- Historic Sites
A View From The Train
September/October 1988 | Volume 39, Issue 6
Half of North Dakota and all of Montana took up the next full day of my trip. I spent most of it in the lounge car, where huge dome windows offer the best possible view. I’d been warned of the flatness of this stretch of country. And so it was, except that the drama of changing shape and color kept it from being boring. At breakfast I spied a herd of buffalo, magical creatures from a Catlin painting. They’re being bred with cattle, said my tablemate, and raised for buffalo burger. As the morning progressed, the sky seemed to grow to occupy two-thirds of the panorama, the nearly treeless land a sliver of terra cotta baking in the sun.

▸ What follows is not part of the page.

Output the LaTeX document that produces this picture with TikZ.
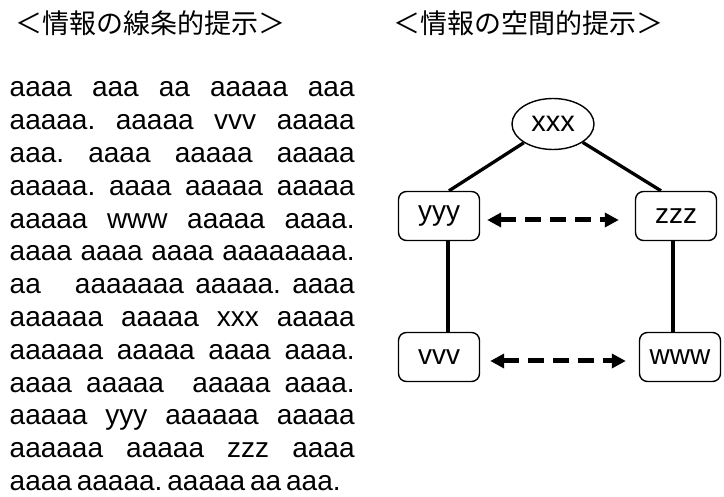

When a new conductor came aboard in Minot, North Dakota, we were treated to a good spiel of local history over the PA system. A native of Havre, Montana, the conductor, Don Danell, pointed out Montana’s Bear Paw Mountains. There, in 1877, Nez Perce Chief Joseph made his poignant surrender speech, “I will fight no more forever.” Near Saco, Danell announced that we were in the artist Charlie Russell’s country. Later he told us about how Kid Curry robbed the Great Northern near Malta. After Danell disembarked in Shelby, I went back to consulting the informative route guide provided by Amtrak, looking up just in time to spot a herd of antelope scattering across the plains.
During breakfast I glimpsed a herd of buffalo, magical creatures from a George Catlin painting.
For many, the trip’s highlight comes when the Empire Builder skirts the southern border of Glacier National Park, a one-million-acre preserve in the Rockies of western Montana. A National Park since 1910, this has always drawn Great Northern passengers, and the road built many of the sprawling hotels that still stand in the park.
It was after Hill’s engineer, John Stevens, plotted a route through this mountain pass in 1889 that the railroad’s future was set. To find the Marias Pass, half-known through Indian lore, Stevens trekked through December temperatures of forty degrees below zero. We made it through just at sunset on a clear spring evening, somewhat behind schedule. To the joy of the passengers, there was still enough light to see by. The train moved very slowly and almost silently, its mournful whistle suspended in the air. Separate snow-covered mountain peaks, each with its own crown of feathery cloud, seemed to pause in the frame of my window. Time stopped. And then we moved on.